Lechery and Its Fruits
Denny Burk
December 12, 2007
Denny Burk serves as the editor for The Journal for Biblical Manhood and Womanhood and he posts regularly at Denny Burk.
The so-called sexual revolution has given to the culture more than it bargained for. At least that's what I thought recently as I watched Paul Janka being interviewed on NBC's "Today Show."
Janka is a case-study in sexual libertinism gone to seed. He is a self-confessed "Cassanova" who claims over 100 "conquests," and now he's telling other guys how to do the same. Here's how Janka says he approaches "dating":
"Let me say I have a dual aim when I spend time with a woman: to have fun and to maintain my integrity as a man. Maintaining my integrity means honoring what I want in the process and not being manipulated by a woman's agenda. This has to be an active process because I've found that women in the City - consciously or not - operate by a societal script that doesn't incorporate my interests as a man."
Now this is astonishing. Masculine integrity has nothing to do with truth, rightness, or even what one's obligation is to one's fellow man (or in this case woman). Rather, Janka turns his "integrity as a man" into a prop for his own self-centered desires. He does it with a straight face and in a forum that implies his behavior is in the cultural mainstream.
What was remarkable about the interview, however, was the inability of anyone to make a definitive condemnation of Janka's behavior. Meredith Vieira gave hints that she disapproved of his behavior, and a "sex addiction" therapist was brought in to show that Janka's exploits could possibly be hurtful to women. Junka's response was simply to say that he's up-front with his intentions and that the women he "dates" are on board with his lechery.
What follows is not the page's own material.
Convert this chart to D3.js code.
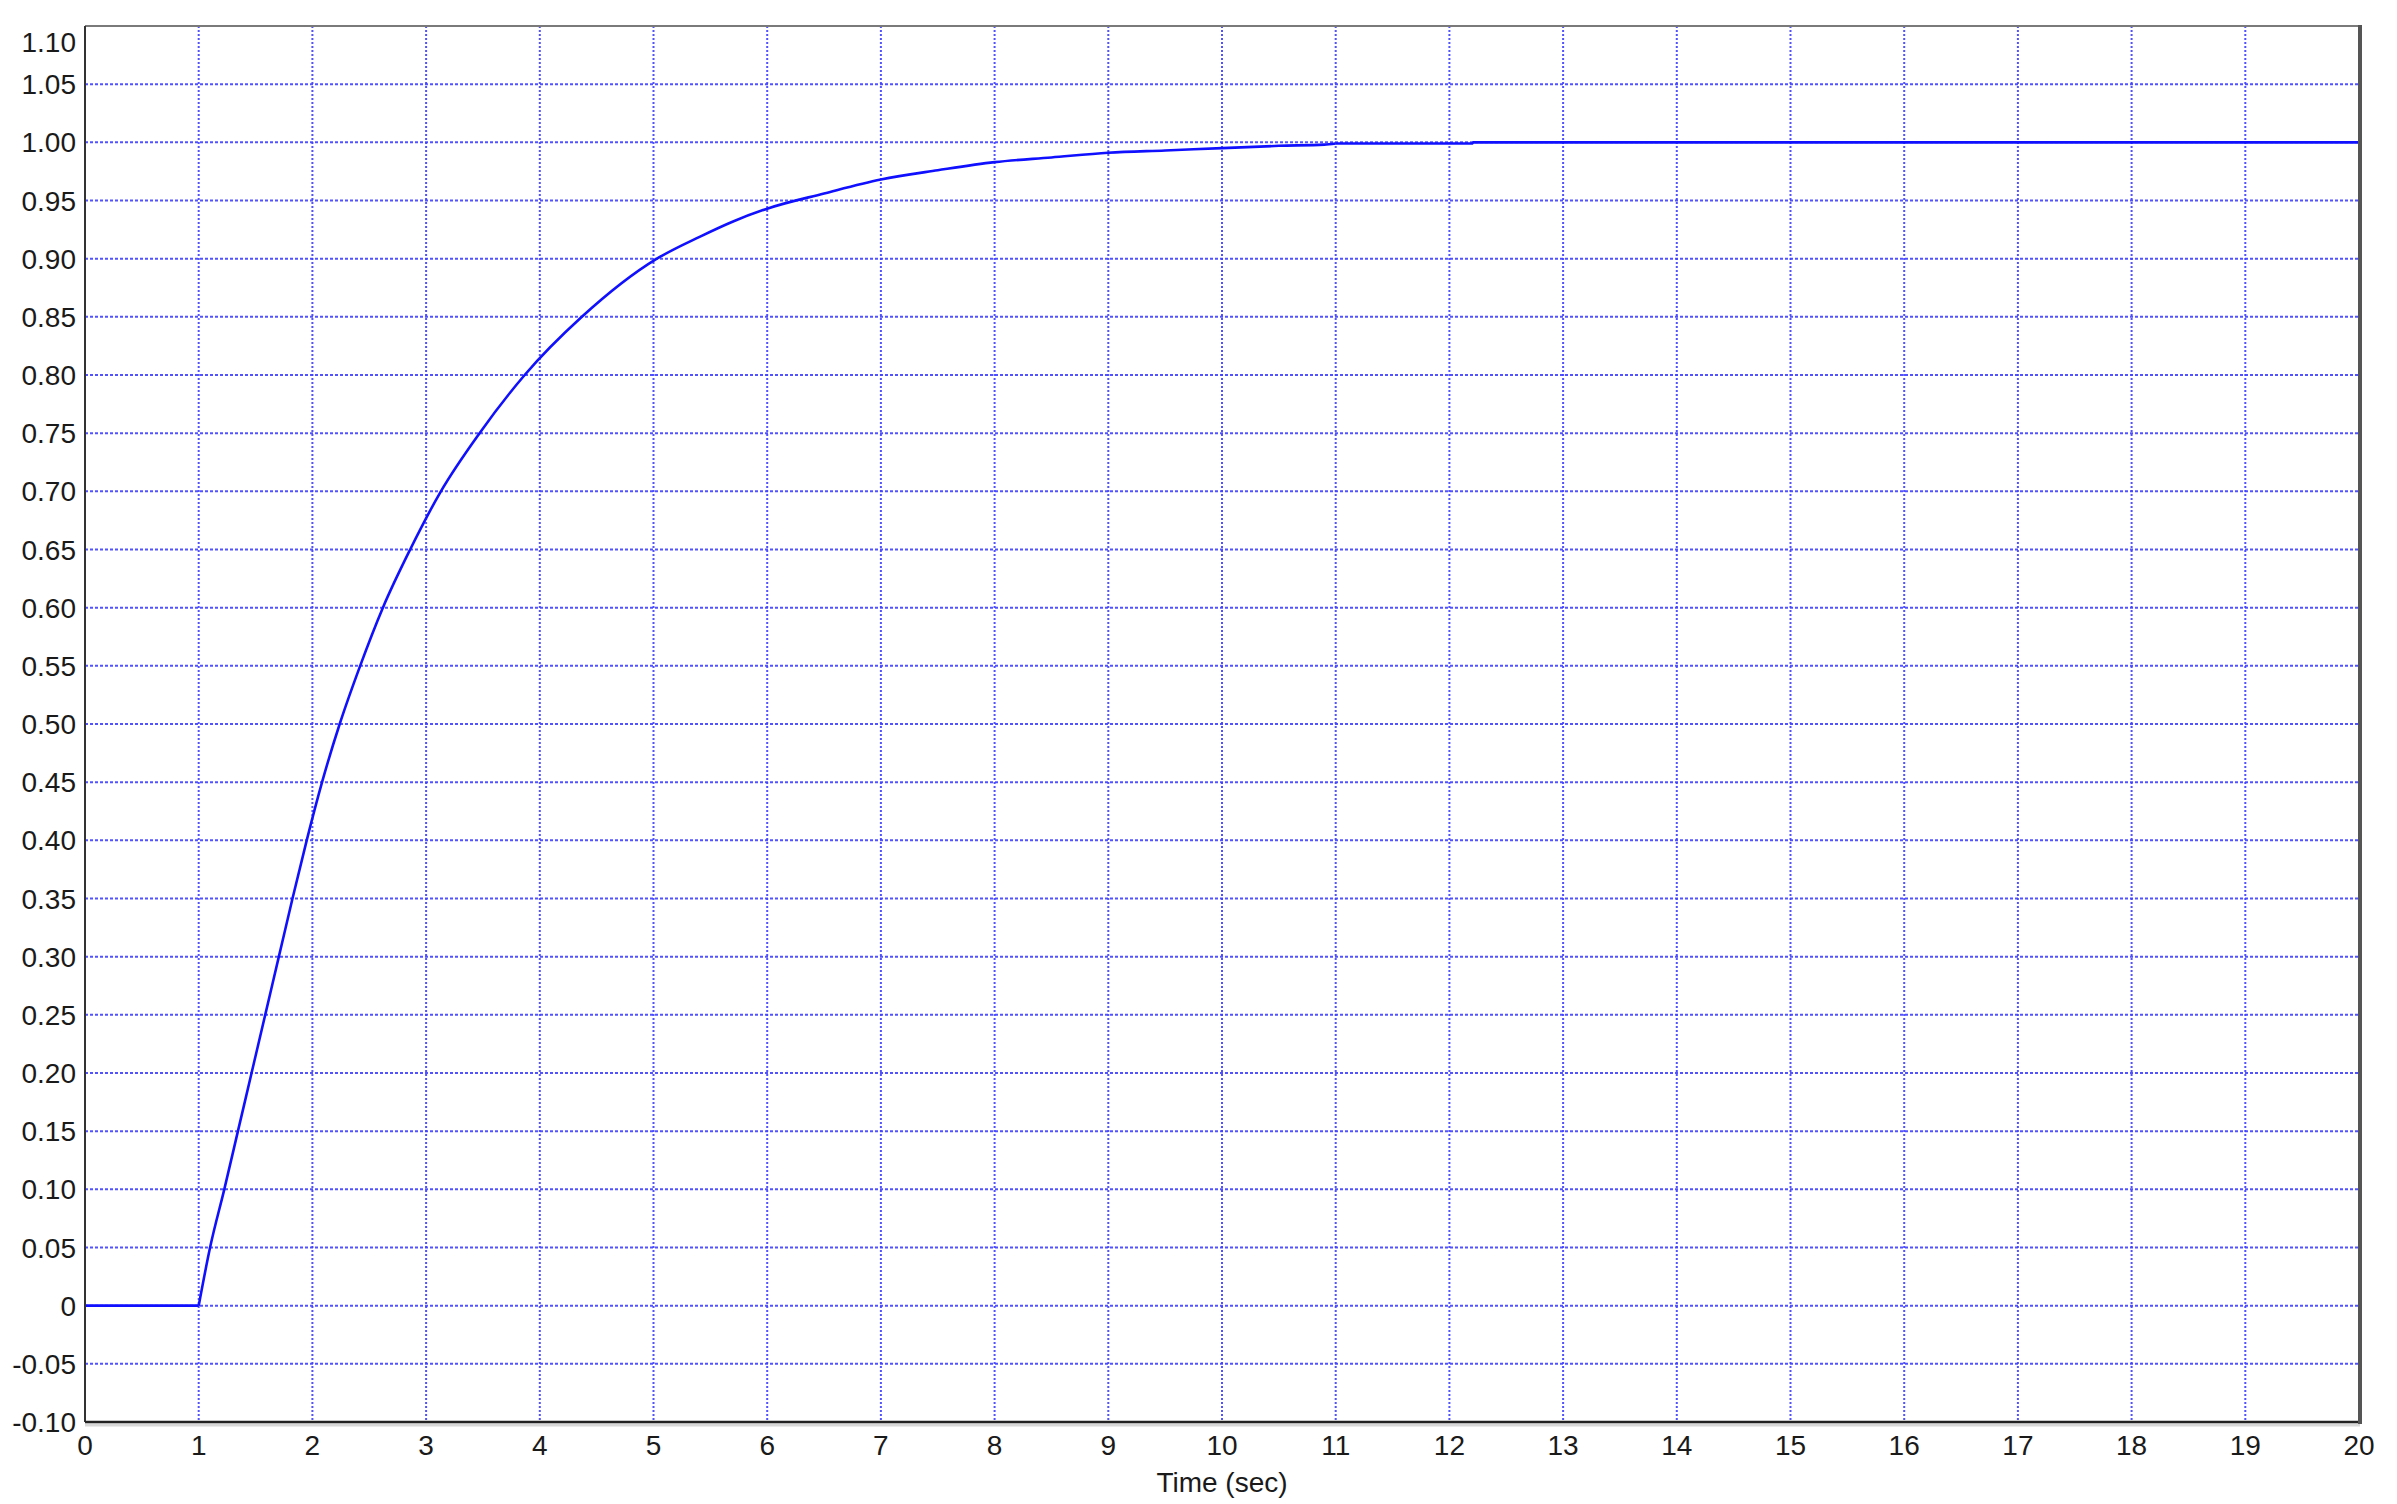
<!DOCTYPE html>
<html>
<head>
<meta charset="utf-8">
<script src="https://cdn.jsdelivr.net/npm/d3@7"></script>
<style>
  html, body { margin: 0; padding: 0; background: #fff; }
  svg { display: block; }
</style>
</head>
<body>
<svg id="chart" width="2397" height="1504"></svg>
<script>
// ---- data ----
const timeSec = [0, 1, 1.10, 1.225, 1.345, 1.465, 1.585, 1.705, 1.825, 1.95, 2.085, 2.24, 2.42, 2.62, 2.86, 3.13, 3.47, 3.867, 4.37, 5.03, 5.41, 5.7, 6, 6.5, 7, 7.5, 8, 8.5, 9, 9.5, 10, 10.5, 10.9, 11, 12.2, 12.21, 20];
const response = [0, 0, 0.05, 0.10, 0.15, 0.20, 0.25, 0.30, 0.35, 0.40, 0.45, 0.50, 0.55, 0.60, 0.65, 0.70, 0.75, 0.80, 0.85, 0.90, 0.919, 0.932, 0.943, 0.956, 0.968, 0.976, 0.983, 0.987, 0.991, 0.993, 0.995, 0.997, 0.998, 0.999, 0.999, 1.0, 1.0];
const xTicks = d3.range(0, 21, 1);
const yTickLabels = ["-0.10","-0.05","0","0.05","0.10","0.15","0.20","0.25","0.30","0.35","0.40","0.45","0.50","0.55","0.60","0.65","0.70","0.75","0.80","0.85","0.90","0.95","1.00","1.05","1.10"];
const yTicks = yTickLabels.map(Number);
const xLabel = "Time (sec)";

// ---- layout ----
const L = 85, R = 2359, T = 26, B = 1422;
const svg = d3.select("#chart");
const x = d3.scaleLinear().domain([0, 20]).range([L, R]);
const y = d3.scaleLinear().domain([-0.1, 1.1]).range([B, T]);
const font = "'Liberation Sans', Arial, sans-serif";

// grid
const grid = svg.append("g");
grid.selectAll("line.v").data(xTicks.filter(d => d > 0 && d < 20)).join("line")
  .attr("x1", d => x(d)).attr("x2", d => x(d)).attr("y1", T).attr("y2", B)
  .attr("stroke", "#4040ff").attr("stroke-width", 2).attr("stroke-dasharray", "2,2").attr("opacity", 0.9);
grid.selectAll("line.h").data(yTicks.filter(d => d > -0.1 + 1e-9 && d < 1.1 - 1e-9)).join("line")
  .attr("x1", L).attr("x2", R).attr("y1", d => y(d)).attr("y2", d => y(d))
  .attr("stroke", "#4040ff").attr("stroke-width", 2).attr("stroke-dasharray", "3,2").attr("opacity", 0.9);

// curve: flat pre-step segment, smooth rise, quantised plateau
const pts = timeSec.map((t, i) => [t, response[i]]);
const iStart = 1, iSmoothEnd = timeSec.indexOf(11);
const linLine = d3.line().x(d => x(d[0])).y(d => y(d[1]));
const smoothLine = d3.line().x(d => x(d[0])).y(d => y(d[1])).curve(d3.curveMonotoneX);
const curveG = svg.append("g").attr("fill", "none").attr("stroke", "#1010ff").attr("stroke-width", 2.6)
  .attr("stroke-linejoin", "round");
curveG.append("path").attr("d", linLine(pts.slice(0, iStart + 1)));
curveG.append("path").attr("d", smoothLine(pts.slice(iStart, iSmoothEnd + 1)));
curveG.append("path").attr("d", linLine(pts.slice(iSmoothEnd)));

// frame
svg.append("line").attr("x1", L).attr("x2", R).attr("y1", T).attr("y2", T).attr("stroke", "#7a7a7a").attr("stroke-width", 2);
svg.append("line").attr("x1", L).attr("x2", L).attr("y1", T).attr("y2", B).attr("stroke", "#333").attr("stroke-width", 2);
svg.append("line").attr("x1", L).attr("x2", R + 1).attr("y1", B + 3).attr("y2", B + 3).attr("stroke", "#d8d8d8").attr("stroke-width", 3);
svg.append("line").attr("x1", L).attr("x2", R).attr("y1", B).attr("y2", B).attr("stroke", "#222").attr("stroke-width", 2.5);
svg.append("line").attr("x1", R + 1).attr("x2", R + 1).attr("y1", T - 1).attr("y2", B + 2).attr("stroke", "#555").attr("stroke-width", 4);

// y tick labels
svg.append("g").selectAll("text").data(yTicks).join("text")
  .attr("x", 76)
  .attr("y", d => Math.max(y(d), T + 16))
  .attr("dy", "0.36em")
  .attr("text-anchor", "end")
  .attr("font-family", font).attr("font-size", 28).attr("fill", "#1a1a1a")
  .text((d, i) => yTickLabels[i]);

// x tick labels
svg.append("g").selectAll("text").data(xTicks).join("text")
  .attr("x", d => x(d))
  .attr("y", 1445)
  .attr("dy", "0.36em")
  .attr("text-anchor", "middle")
  .attr("font-family", font).attr("font-size", 28).attr("fill", "#1a1a1a")
  .text(d => d);

// x axis title
svg.append("text")
  .attr("x", (L + R) / 2).attr("y", 1482).attr("dy", "0.36em")
  .attr("text-anchor", "middle")
  .attr("font-family", font).attr("font-size", 28).attr("fill", "#1a1a1a")
  .text(xLabel);
</script>
</body>
</html>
Janka styled himself as living out authentic manhood, and neither Meredith Vieira nor the therapist could express an ounce of moral outrage, even though it seemed to be simmering beneath the surface. Their secularism and moral neutrality gave them no resources for doing so. In a culture that says that the only moral requirement of human sexuality is that it occur between consenting adults, there really isn't any consistent basis for censuring Janka.
How different all of this is from the ideal of manhood presented in the Bible. The paradigm of masculine integrity in the scriptures is King Jesus, who for love set aside his own rights and privileges in obedience to His Father and who laid down his life for His bride (Philippians 2:5-8; Ephesians 5:25). Likewise God intends marriage as a reenactment of Christ's love for his bride. Just as Christ lays down His life for His wife, so husbands are called to lay down their lives for their wives.
Would that Janka might see another ideal of manhood-the one that was embodied by Jesus Himself, who alone can free men from the enslaving moral confusion of our day.